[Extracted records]

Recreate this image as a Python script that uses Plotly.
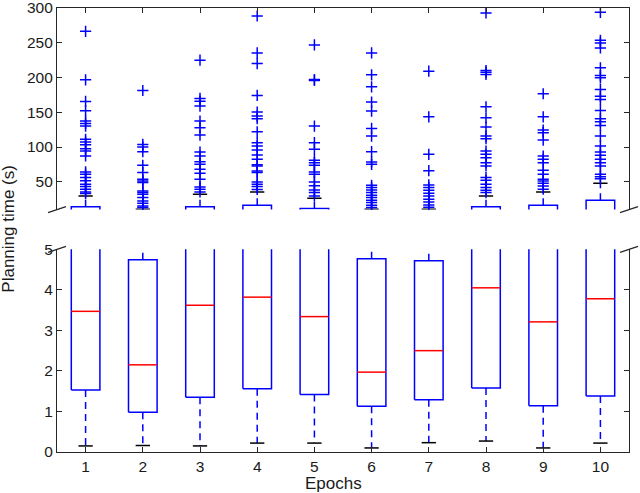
import plotly.graph_objects as go

# box statistics (seconds)
epochs = [1, 2, 3, 4, 5, 6, 7, 8, 9, 10]
q1 = [1.53, 0.98, 1.35, 1.56, 1.42, 1.13, 1.29, 1.58, 1.14, 1.38]
medians = [3.47, 2.15, 3.62, 3.82, 3.34, 1.97, 2.50, 4.05, 3.21, 3.78]
q3 = [13.9, 4.74, 13.9, 16.3, 11.5, 4.77, 4.72, 13.9, 16.3, 23.4]
whisker_low = [0.15, 0.16, 0.15, 0.22, 0.22, 0.10, 0.23, 0.27, 0.10, 0.22]
whisker_high = [29.7, 10.4, 32.0, 35.4, 26.3, 10.4, 10.4, 29.7, 35.4, 47.8]

# outliers per epoch
out_e1 = [266.5, 196.7, 165.6, 152.2, 137.3, 134.0, 130.1, 111.0, 107.2, 103.3, 97.6, 94.3,
          87.1, 64.1, 60.9, 56.0, 51.3, 46.5, 43.1, 39.3, 35.4, 33.0]
out_e2 = [181.3, 103.8, 100.0, 93.3, 73.7, 63.2, 53.6, 51.2, 48.8, 36.8, 34.4, 32.0, 27.3,
          22.5, 19.1, 15.3, 13.0]
out_e3 = [224.9, 169.9, 166.0, 158.9, 137.3, 127.8, 117.2, 92.8, 87.1, 78.9, 75.1, 67.9, 62.2,
          53.6, 42.6, 39.3, 35.4]
out_e4 = [288.5, 235.4, 220.1, 174.2, 150.2, 144.5, 140.7, 122.0, 106.2, 101.4, 95.7, 88.5,
          82.3, 74.6, 72.7, 65.6, 63.2, 49.8, 46.5, 43.1, 39.0]
out_e5 = [246.9, 197.1, 195.7, 130.1, 106.2, 96.7, 80.9, 77.5, 73.7, 64.1, 60.9, 49.8, 44.4,
          38.3, 34.4, 29.7]
out_e6 = [235.4, 203.8, 186.6, 164.6, 151.7, 126.8, 115.8, 93.3, 78.5, 75.1, 45.0, 41.6, 38.3,
          34.4, 30.6, 27.3, 23.4, 20.1, 16.3, 13.0]
out_e7 = [209.1, 143.5, 89.5, 66.0, 45.5, 41.6, 37.8, 33.5, 29.7, 24.9, 21.0, 16.7, 13.4]
out_e8 = [292.8, 210.0, 207.7, 204.3, 157.9, 142.1, 128.7, 115.8, 112.0, 94.3, 89.5, 84.7,
          77.5, 72.7, 56.0, 52.2, 46.5, 41.6, 37.8, 34.4]
out_e9 = [176.6, 143.5, 124.4, 120.6, 110.0, 87.1, 82.3, 77.5, 66.5, 60.9, 53.6, 51.2, 47.8,
          44.0, 39.3]
out_e10 = [293.8, 253.6, 249.8, 242.6, 213.9, 202.9, 199.5, 182.8, 173.2, 168.4, 152.6, 140.7,
           136.4, 131.1, 115.8, 101.4, 92.8, 88.0, 82.3, 77.5, 72.7, 60.9, 57.4, 54.5]
outliers = [out_e1, out_e2, out_e3, out_e4, out_e5, out_e6, out_e7, out_e8, out_e9, out_e10]

BLUE = "#0000ff"
RED = "#ff0000"
INK = "#262626"
FONT = "Liberation Sans"
HALF_BOX = 0.25
HALF_CAP = 0.125


def segs(pairs):
    xs, ys = [], []
    for px, py in pairs:
        xs += list(px) + [None]
        ys += list(py) + [None]
    return xs, ys


box_x, box_y = segs(
    ([e - HALF_BOX, e + HALF_BOX, e + HALF_BOX, e - HALF_BOX, e - HALF_BOX], [a, a, b, b, a])
    for e, a, b in zip(epochs, q1, q3))
med_x, med_y = segs(([e - HALF_BOX, e + HALF_BOX], [m, m]) for e, m in zip(epochs, medians))
wh_x, wh_y = segs(([e, e], [a, lo]) for e, a, lo in zip(epochs, q1, whisker_low))
wh2_x, wh2_y = segs(([e, e], [b, hi]) for e, b, hi in zip(epochs, q3, whisker_high))
cap_x, cap_y = segs(([e - HALF_CAP, e + HALF_CAP], [v, v])
                    for e, lo, hi in zip(epochs, whisker_low, whisker_high) for v in (lo, hi))
out_x = [e for e, vals in zip(epochs, outliers) for _ in vals]
out_y = [v for vals in outliers for v in vals]

fig = go.Figure()

# same marks in both panels, each axis range clips its own part
for xa, ya in (("x", "y"), ("x2", "y2")):
    fig.add_trace(go.Scatter(x=wh_x + wh2_x, y=wh_y + wh2_y, mode="lines", xaxis=xa, yaxis=ya,
                             line=dict(color=BLUE, width=1.5, dash="7px,5px"), hoverinfo="skip"))
    fig.add_trace(go.Scatter(x=cap_x, y=cap_y, mode="lines", xaxis=xa, yaxis=ya,
                             line=dict(color="#000000", width=1.5), hoverinfo="skip"))
    fig.add_trace(go.Scatter(x=box_x, y=box_y, mode="lines", xaxis=xa, yaxis=ya,
                             line=dict(color=BLUE, width=1.5), hoverinfo="skip"))
    fig.add_trace(go.Scatter(x=med_x, y=med_y, mode="lines", xaxis=xa, yaxis=ya,
                             line=dict(color=RED, width=1.5), hoverinfo="skip"))
    fig.add_trace(go.Scatter(x=out_x, y=out_y, mode="markers", xaxis=xa, yaxis=ya,
                             marker=dict(symbol="cross-thin-open", size=8, color=BLUE,
                                         line=dict(color=BLUE, width=1.5))))

axis_common = dict(showline=True, linecolor=INK, linewidth=1.2, ticks="inside", ticklen=5,
                   tickcolor=INK, showgrid=False, zeroline=False, automargin=False,
                   ticklabeloverflow="allow",
                   tickfont=dict(family=FONT, size=15.5, color="#1a1a1a"))

TOP_LOW = 0.546
BOT_HIGH = 0.4565

fig.update_layout(
    width=640, height=493,
    margin=dict(l=57, r=11, t=8, b=41),
    paper_bgcolor="white", plot_bgcolor="white",
    showlegend=False,
    xaxis=dict(axis_common, range=[0.5, 10.5], tickvals=epochs, anchor="y", domain=[0, 1]),
    yaxis=dict(axis_common, range=[0, 5], tickvals=[0, 1, 2, 3, 4, 5], mirror="ticks",
               domain=[0, BOT_HIGH], anchor="x"),
    xaxis2=dict(axis_common, range=[0.5, 10.5], tickvals=epochs, anchor="y2", side="top",
                showticklabels=False, matches="x"),
    yaxis2=dict(axis_common, range=[10, 300], tickvals=[50, 100, 150, 200, 250, 300],
                mirror="ticks", domain=[TOP_LOW, 1], anchor="x2"),
    annotations=[
        dict(text="Planning time (s)", textangle=-90, xref="paper", yref="paper",
             x=0, xshift=-48, y=0.503, showarrow=False, xanchor="center", yanchor="middle",
             font=dict(family=FONT, size=17, color="#1a1a1a")),
        dict(text="Epochs", xref="paper", yref="paper", x=0.484, y=-0.07, showarrow=False,
             xanchor="center", yanchor="middle",
             font=dict(family=FONT, size=17, color="#1a1a1a")),
    ],
)

# axis break marks
for xpos in (0, 1):
    for ypos in (TOP_LOW, BOT_HIGH):
        fig.add_shape(type="line", xref="paper", yref="paper", xsizemode="pixel",
                      ysizemode="pixel", xanchor=xpos, yanchor=ypos, x0=-9, x1=9, y0=-3, y1=3,
                      line=dict(color=INK, width=1.2))

fig.write_html("out.html", config={"displayModeBar": False},
               post_script="document.body.style.margin='0';")
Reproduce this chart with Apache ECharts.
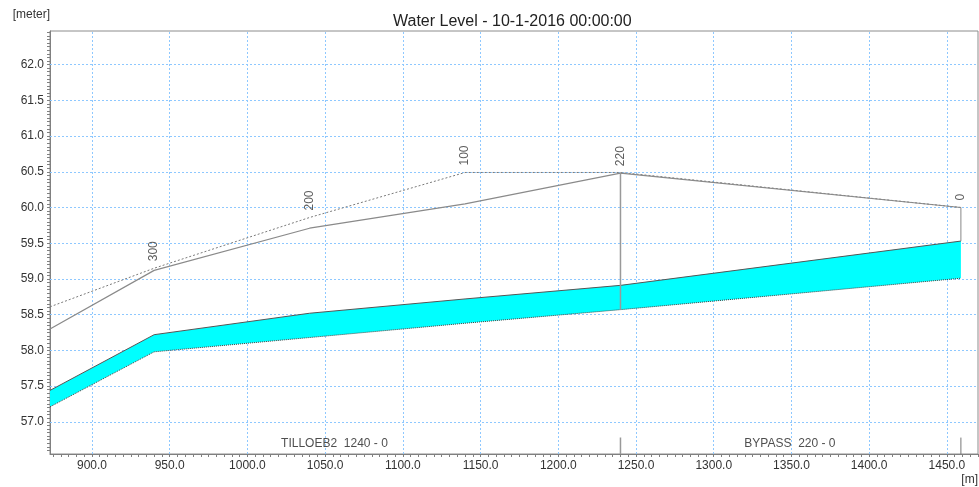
<!DOCTYPE html>
<html>
<head>
<meta charset="utf-8">
<style>
html, body { margin: 0; padding: 0; background: #fff; }
#main { width: 979px; height: 487px; }
</style>
<script src="https://cdn.jsdelivr.net/npm/echarts@6/dist/echarts.min.js"></script>
</head>
<body>
<div id="main"></div>
<script>
// chainage points along the branch (x in metres)
var chainX = [873, 940, 1040, 1140, 1240, 1459];
var dottedLevel = [58.61, 59.15, 59.86, 60.49, 60.49, 60.0];
var solidLevel = [58.30, 59.12, 59.71, 60.05, 60.48, 60.0];
var bandTop = [57.44, 58.22, 58.52, 58.72, 58.91, 59.53];
var bandBottom = [57.21, 57.98, 58.18, 58.38, 58.57, 59.01];

// rotated chainage labels
var pointNames = ['300', '200', '100', '220', '0'];
var pointX = [940, 1040, 1140, 1240, 1459];
var pointY = [59.15, 59.86, 60.49, 60.48, 60.0];

// branch names shown in the lower strip
var branchNames = ['TILLOEB2  1240 - 0', 'BYPASS  220 - 0'];
var branchX = [1056, 1349];
var branchY = [56.69, 56.69];
var branchEnds = [1240, 1459];

var xTicks = [900, 950, 1000, 1050, 1100, 1150, 1200, 1250, 1300, 1350, 1400, 1450];
var yTicks = [57.0, 57.5, 58.0, 58.5, 59.0, 59.5, 60.0, 60.5, 61.0, 61.5, 62.0];

var xMin = 873, xMax = 1470, yMin = 56.55, yMax = 62.47;

var xMinor = [];
for (var k = 175; k * 5 <= xMax; k++) xMinor.push(k * 5);
var yMinor = [];
for (var k = 1132; k * 0.05 <= yMax; k++) yMinor.push(Math.round(k * 5) / 100);

function pairs(xs, ys) {
    var out = [];
    for (var i = 0; i < xs.length; i++) out.push([xs[i], ys[i]]);
    return out;
}

var gridLines = [];
xTicks.forEach(function (v) { gridLines.push({ xAxis: v }); });
yTicks.forEach(function (v) { gridLines.push({ yAxis: v }); });

var myChart = echarts.init(document.getElementById('main'));

var font = 'Liberation Sans, Arial, sans-serif';

// cyan band between bottom and top water surface
function renderBand(params, api) {
    var pts = [];
    for (var i = 0; i < chainX.length; i++) pts.push(api.coord([chainX[i], bandTop[i]]));
    for (var j = chainX.length - 1; j >= 0; j--) pts.push(api.coord([chainX[j], bandBottom[j]]));
    return {
        type: 'polygon',
        shape: { points: pts },
        style: { fill: '#00ffff', stroke: null }
    };
}

var option = {
    animation: false,
    title: {
        text: 'Water Level - 10-1-2016 00:00:00',
        left: 388,
        top: 9,
        textStyle: { fontFamily: font, fontSize: 16, fontWeight: 'normal', color: '#222' }
    },
    graphic: [
        { type: 'text', right: 929, top: 9, style: { text: '[meter]', font: '12px ' + font, fill: '#333' } },
        { type: 'text', right: 1, top: 474, style: { text: '[m]', font: '12px ' + font, fill: '#333' } }
    ],
    grid: {
        left: 50, right: 1, top: 31, bottom: 33,
        show: true, borderColor: '#8c8c8c', borderWidth: 1
    },
    xAxis: {
        type: 'value', min: xMin, max: xMax,
        axisLine: { show: true, lineStyle: { color: '#808080' } },
        axisTick: { show: true, customValues: xMinor, length: 3, lineStyle: { color: '#808080' } },
        axisLabel: {
            customValues: xTicks, margin: 6,
            formatter: function (v) { return v.toFixed(1); },
            fontFamily: font, fontSize: 12, color: '#333'
        },
        splitLine: { show: false }
    },
    yAxis: {
        type: 'value', min: yMin, max: yMax,
        axisLine: { show: true, lineStyle: { color: '#808080' } },
        axisTick: { show: true, customValues: yMinor, length: 3, lineStyle: { color: '#808080' } },
        axisLabel: {
            customValues: yTicks, margin: 6,
            formatter: function (v) { return v.toFixed(1); },
            fontFamily: font, fontSize: 12, color: '#333'
        },
        splitLine: { show: false }
    },
    series: [
        {
            name: 'grid', type: 'line', data: [], z: 1, silent: true,
            markLine: {
                z: 1, silent: true, symbol: ['none', 'none'], label: { show: false },
                lineStyle: { type: [2, 2], color: '#8ec8ff', width: 1 },
                data: gridLines
            }
        },
        {
            name: 'band', type: 'custom', z: 2, silent: true,
            data: [0],
            renderItem: renderBand
        },
        {
            name: 'max', type: 'line', data: pairs(chainX, dottedLevel), showSymbol: false, z: 4,
            lineStyle: { color: '#7a7a7a', width: 1, type: [2, 2] }
        },
        {
            name: 'bank', type: 'line', data: pairs(chainX, solidLevel), showSymbol: false, z: 4,
            lineStyle: { color: '#8a8a8a', width: 1.2 }
        },
        {
            name: 'bottom', type: 'line', data: pairs(chainX, bandBottom), showSymbol: false, z: 3,
            lineStyle: { color: '#404040', width: 1, type: [1, 1] }
        },
        {
            name: 'water', type: 'line', data: pairs(chainX, bandTop), showSymbol: false, z: 3,
            lineStyle: { color: '#555', width: 1 }
        },
        {
            type: 'line', data: [[chainX[4], solidLevel[4]], [chainX[4], bandBottom[4]]], showSymbol: false, z: 5,
            lineStyle: { color: '#999', width: 1.5 }
        },
        {
            type: 'line', data: [[chainX[5], solidLevel[5]], [chainX[5], bandTop[5]]], showSymbol: false, z: 5,
            lineStyle: { color: '#888', width: 1 }
        },
        {
            type: 'line', data: [[branchEnds[0], 56.78], [branchEnds[0], yMin]], showSymbol: false, z: 5,
            lineStyle: { color: '#999', width: 1.5 }
        },
        {
            type: 'line', data: [[branchEnds[1], 56.78], [branchEnds[1], yMin]], showSymbol: false, z: 5,
            lineStyle: { color: '#777', width: 1 }
        },
        {
            type: 'scatter', symbolSize: 0, z: 6, silent: true,
            data: pointNames.map(function (n, i) { return { name: n, value: [pointX[i], pointY[i]] }; }),
            label: {
                show: true, position: 'top', distance: 7, rotate: 90,
                align: 'left', verticalAlign: 'middle',
                formatter: '{b}', fontFamily: font, fontSize: 12, color: '#333'
            }
        },
        {
            type: 'scatter', symbolSize: 0, z: 6, silent: true,
            data: branchNames.map(function (n, i) { return { name: n, value: [branchX[i], branchY[i]] }; }),
            label: {
                show: true, position: 'inside',
                formatter: '{b}', fontFamily: font, fontSize: 12, color: '#222'
            }
        }
    ]
};

myChart.setOption(option);
</script>
</body>
</html>
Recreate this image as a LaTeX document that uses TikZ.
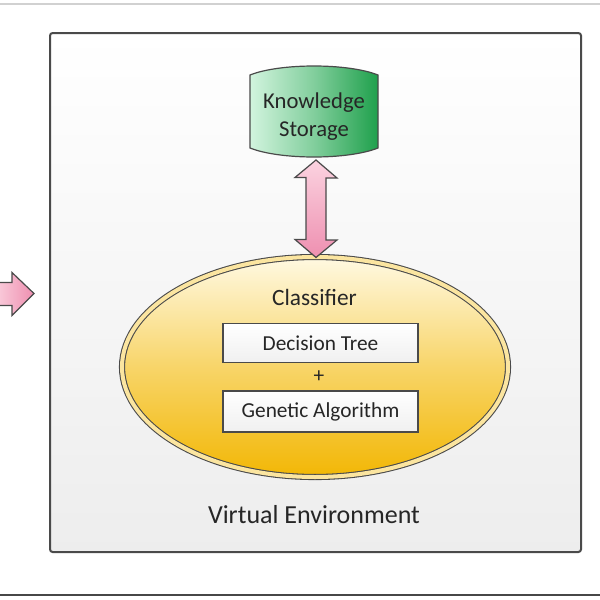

## TASK TO CARRY OUT
Tally how many lines of the data include the word "uses". Write the number and nothing else.

## REPLY TO THE EXERCISE
2